BM25 and BM25F: Implications to SEO and Web Design

We published two great tutorials on the BM25 and BM25F algorithms.

10-11-2016 Link Updates:

BM25F: http://www.minerazzi.com/tutorials/bm25f-model-tutorial.pdf

BM25: http://www.minerazzi.com/tutorials/okapi-bm25-model.pdf

The “take away home” from the theory behind these algorithms:

1. A term (e.g., a keyword) has more information gain the first time it occurs in a document.

2. More likely, a term weighs more in a title field than in other fields.

3. The weight of a term and its occurrence frequency are not linearly related so repeating a text x times does not make it to gain x times more weigh or a document x times more relevant to said term.

4. A linear combination of field scores that destroys term dependencies is contraindicated (See BM25F).

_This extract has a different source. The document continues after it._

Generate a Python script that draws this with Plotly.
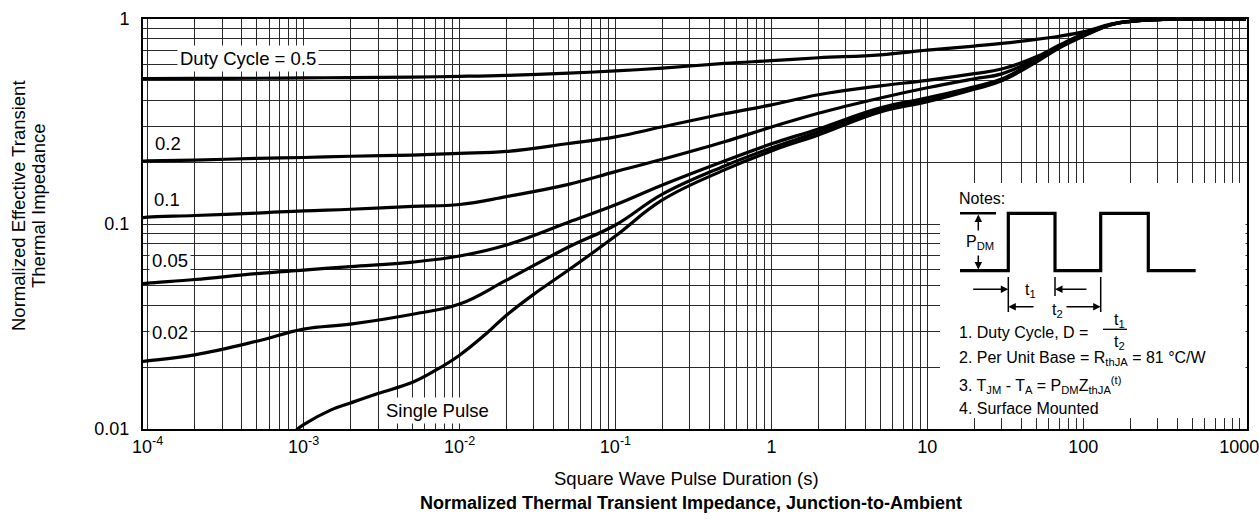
import plotly.graph_objects as go

# ---------------- data ----------------
t_duty = [9e-5, 1e-4, 2e-4, 5e-4, 1e-3, 2e-3, 5e-3, 1e-2, 2e-2, 5e-2, 0.1, 0.2, 0.5,
          1, 2, 5, 10, 20, 30, 50, 70, 100, 150, 200, 300, 500, 1100]
z_d050 = [0.512, 0.512, 0.513, 0.514, 0.516, 0.518, 0.521, 0.525, 0.531, 0.545, 0.558, 0.576, 0.607,
          0.626, 0.647, 0.669, 0.705, 0.738, 0.760, 0.795, 0.824, 0.865, 0.945, 0.978, 0.994, 0.999, 1.0]
z_d020 = [0.203, 0.203, 0.205, 0.209, 0.211, 0.214, 0.217, 0.221, 0.226, 0.247, 0.266, 0.298, 0.345,
          0.381, 0.427, 0.472, 0.502, 0.541, 0.570, 0.654, 0.745, 0.845, 0.940, 0.974, 0.994, 0.999, 1.0]
z_d010 = [0.107, 0.108, 0.110, 0.113, 0.116, 0.118, 0.122, 0.1245, 0.136, 0.156, 0.180, 0.207, 0.252,
          0.297, 0.347, 0.412, 0.462, 0.511, 0.540, 0.640, 0.738, 0.840, 0.940, 0.974, 0.994, 0.999, 1.0]
z_d005 = [0.051, 0.0515, 0.0536, 0.0573, 0.0596, 0.0620, 0.0652, 0.0698, 0.079, 0.102, 0.124, 0.155, 0.203,
          0.246, 0.291, 0.369, 0.4125, 0.467, 0.510, 0.626, 0.730, 0.832, 0.938, 0.974, 0.994, 0.999, 1.0]
z_d002 = [0.0213, 0.0215, 0.0230, 0.0268, 0.0307, 0.0325, 0.0363, 0.0407, 0.0532, 0.0772, 0.0989, 0.140, 0.192,
          0.235, 0.281, 0.360, 0.403, 0.462, 0.505, 0.624, 0.727, 0.828, 0.938, 0.974, 0.994, 0.999, 1.0]

t_single = [9e-4, 1e-3, 1.5e-3, 2e-3, 3e-3, 5e-3, 7e-3, 1e-2, 1.5e-2, 2e-2, 3e-2, 5e-2, 0.1, 0.2, 0.5,
            1, 2, 5, 10, 20, 30, 50, 70, 100, 150, 200, 300, 500, 1100]
z_single = [0.0099, 0.0105, 0.0124, 0.0134, 0.0149, 0.0169, 0.0193, 0.0229, 0.0294, 0.0359, 0.0455, 0.0596,
            0.0874, 0.131, 0.1836, 0.2273, 0.2721, 0.3524, 0.3945, 0.454, 0.500, 0.617, 0.722, 0.824, 0.936,
            0.974, 0.994, 0.999, 1.0]

x_tickvals = [1e-4, 1e-3, 1e-2, 1e-1, 1, 10, 100, 1000]
x_ticktext = ["10<sup>-4</sup>", "10<sup>-3</sup>", "10<sup>-2</sup>", "10<sup>-1</sup>", "1", "10", "100", "1000"]
y_tickvals = [0.01, 0.1, 1]
y_ticktext = ["0.01", "0.1", "1"]

curve_labels = ["Duty Cycle = 0.5", "0.2", "0.1", "0.05", "0.02", "Single Pulse"]

# ---------------- figure ----------------
W, H = 1259, 519
ML, MR, MT, MB = 143, 12, 19, 90
PW, PH = W - ML - MR, H - MT - MB


def px(x):
    return (x - ML) / PW


def py(y):
    return (H - MB - y) / PH


FONT = "Liberation Sans, Arial, Helvetica, sans-serif"
fig = go.Figure()

line_style = dict(color="black", width=3.2, shape="spline", smoothing=1.15)
for z in [z_d050, z_d020, z_d010, z_d005, z_d002]:
    fig.add_trace(go.Scatter(x=t_duty, y=z, mode="lines", line=line_style,
                             showlegend=False, hoverinfo="skip"))
fig.add_trace(go.Scatter(x=t_single, y=z_single, mode="lines", line=line_style,
                         showlegend=False, hoverinfo="skip"))

x_minor = [m * 10 ** e for e in range(-4, 3) for m in range(2, 10)]
y_minor = [m * 10 ** e for e in range(-2, 0) for m in range(2, 10)]

grid = dict(showgrid=True, gridcolor="#2a2a2a", gridwidth=1)
fig.update_xaxes(type="log", range=[-4.03, 3.05], tickvals=x_tickvals, ticktext=x_ticktext,
                 showline=True, mirror=True, linecolor="black", linewidth=2,
                 ticks="", ticklabelstandoff=0, ticklabeloverflow="allow", automargin=False,
                 tickfont=dict(family=FONT, size=18, color="black"),
                 minor=dict(tickvals=x_minor, showgrid=True, gridcolor="#2a2a2a", gridwidth=1, ticks=""),
                 zeroline=False, **grid)
fig.update_yaxes(type="log", range=[-2, 0], tickvals=y_tickvals, ticktext=y_ticktext,
                 showline=True, mirror=True, linecolor="black", linewidth=2,
                 ticks="", ticklabelstandoff=8, ticklabeloverflow="allow", automargin=False,
                 tickfont=dict(family=FONT, size=18, color="black"),
                 minor=dict(tickvals=y_minor, showgrid=True, gridcolor="#2a2a2a", gridwidth=1, ticks=""),
                 zeroline=False, **grid)

shapes = []
# notes box (white panel covering the grid)
shapes.append(dict(type="rect", xref="paper", yref="paper", x0=px(940), x1=px(1245.5),
                   y0=py(418), y1=py(183), fillcolor="white", line=dict(width=0), layer="above"))
# pulse waveform
wave_x = [960, 1008.3, 1008.3, 1055, 1055, 1100.7, 1100.7, 1148.3, 1148.3, 1195.7]
wave_y = [270.7, 270.7, 213.3, 213.3, 270.7, 270.7, 213.3, 213.3, 270.7, 270.7]
path = "M " + " L ".join(f"{px(a):.5f},{py(b):.5f}" for a, b in zip(wave_x, wave_y))
shapes.append(dict(type="path", xref="paper", yref="paper", path=path,
                   line=dict(color="black", width=3.2), layer="above"))
# P_DM reference line
shapes.append(dict(type="line", xref="paper", yref="paper", x0=px(960), x1=px(996),
                   y0=py(213.3), y1=py(213.3), line=dict(color="black", width=2.6), layer="above"))
# dimension lines for t1 / t2
for xx, y_a, y_b in [(1008.3, 277, 312), (1055, 277, 296), (1100.7, 277, 312)]:
    shapes.append(dict(type="line", xref="paper", yref="paper", x0=px(xx), x1=px(xx),
                       y0=py(y_a), y1=py(y_b), line=dict(color="black", width=1.5), layer="above"))
# fraction bar
shapes.append(dict(type="line", xref="paper", yref="paper", x0=px(1103), x1=px(1127),
                   y0=py(329.3), y1=py(329.3), line=dict(color="black", width=1.3), layer="above"))

ann = []


def text(s, x, y, size=18, xanchor="center", bg=None, angle=0, pad=1):
    d = dict(text=s, x=px(x), y=py(y), xref="paper", yref="paper", showarrow=False,
             xanchor=xanchor, yanchor="middle", textangle=angle,
             font=dict(family=FONT, size=size, color="black"), borderpad=pad)
    if bg:
        d["bgcolor"] = bg
    ann.append(d)


def arrow(tip_x, tip_y, tail_x, tail_y):
    ann.append(dict(text="", x=px(tip_x), y=py(tip_y), xref="paper", yref="paper",
                    ax=tail_x - tip_x, ay=tail_y - tip_y, showarrow=True,
                    arrowhead=2, arrowsize=1.0, arrowwidth=1.5, arrowcolor="black", standoff=0))


# curve labels
text(curve_labels[0], 248, 58.5, size=18.5, bg="white", pad=2)
text(curve_labels[1], 168, 143, size=18.5)
text(curve_labels[2], 167, 200, size=18.5)
text(curve_labels[3], 170, 260.5, size=18.5, bg="white", pad=2)
text(curve_labels[4], 170, 332.5, size=18.5, bg="white", pad=2)
text(curve_labels[5], 437.5, 410.5, size=18.5, bg="white", pad=2)

# axis titles and chart title
text("Normalized Effective Transient", 19, 206, size=18.5, angle=-90)
text("Thermal Impedance", 39, 206, size=18.5, angle=-90)
text("Square Wave Pulse Duration (s)", 686, 478, size=18.5)
text("<b>Normalized Thermal Transient Impedance, Junction-to-Ambient</b>", 691, 503, size=18)

# notes
text("Notes:", 957, 198, size=16, xanchor="left")
text("P<sub>DM</sub>", 980, 242, size=16)
text("t<sub>1</sub>", 1030, 291, size=16)
text("t<sub>2</sub>", 1057, 310, size=16)
text("1. Duty Cycle, D =", 957, 332, size=16, xanchor="left")
text("t<sub>1</sub>", 1119, 320, size=16)
text("t<sub>2</sub>", 1119, 342, size=16)
text("2. Per Unit Base = R<sub>thJA</sub> = 81 °C/W", 957, 358, size=16, xanchor="left")
text("3. T<sub>JM</sub> - T<sub>A</sub> = P<sub>DM</sub>Z<sub>thJA</sub><sup>(t)</sup>", 957, 385,
     size=16, xanchor="left")
text("4. Surface Mounted", 957, 408.5, size=16, xanchor="left")

arrow(978.3, 214.5, 978.3, 232)
arrow(978.3, 269.5, 978.3, 254)
arrow(1008.3, 289.3, 971.7, 289.3)
arrow(1055, 289.3, 1088, 289.3)
arrow(1008.3, 306.7, 1035, 306.7)
arrow(1100.7, 306.7, 1065, 306.7)

fig.update_layout(width=W, height=H, margin=dict(l=ML, r=MR, t=MT, b=MB, autoexpand=False),
                  paper_bgcolor="white", plot_bgcolor="white",
                  shapes=shapes, annotations=ann, showlegend=False,
                  font=dict(family=FONT, color="black"))

fig.write_html("out.html", config={"displayModeBar": False},
               post_script="document.body.style.margin='0';")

Most SEOs know well about 1 and 2.

As a term has more information gain during its first occurrences, a document about specific terms should mention these at the beginning, particularly in the title tag. For testing purposes and since end user assume that a large headline is the actual title of a document (which is not),  we like to repeat the title tag content in an h1 header that is placed prominently at the beginning of the document. Keywords from the title are then repeated early in the document body. In this way, one can write for both end users and search engines. If a search engine uses some form of the above algorithms (which we don’t know if they do), that base is covered, too. You don’t have to adopt this strategy, unless you want to. It is just our way of conducting tests, but it is a reasonable approach.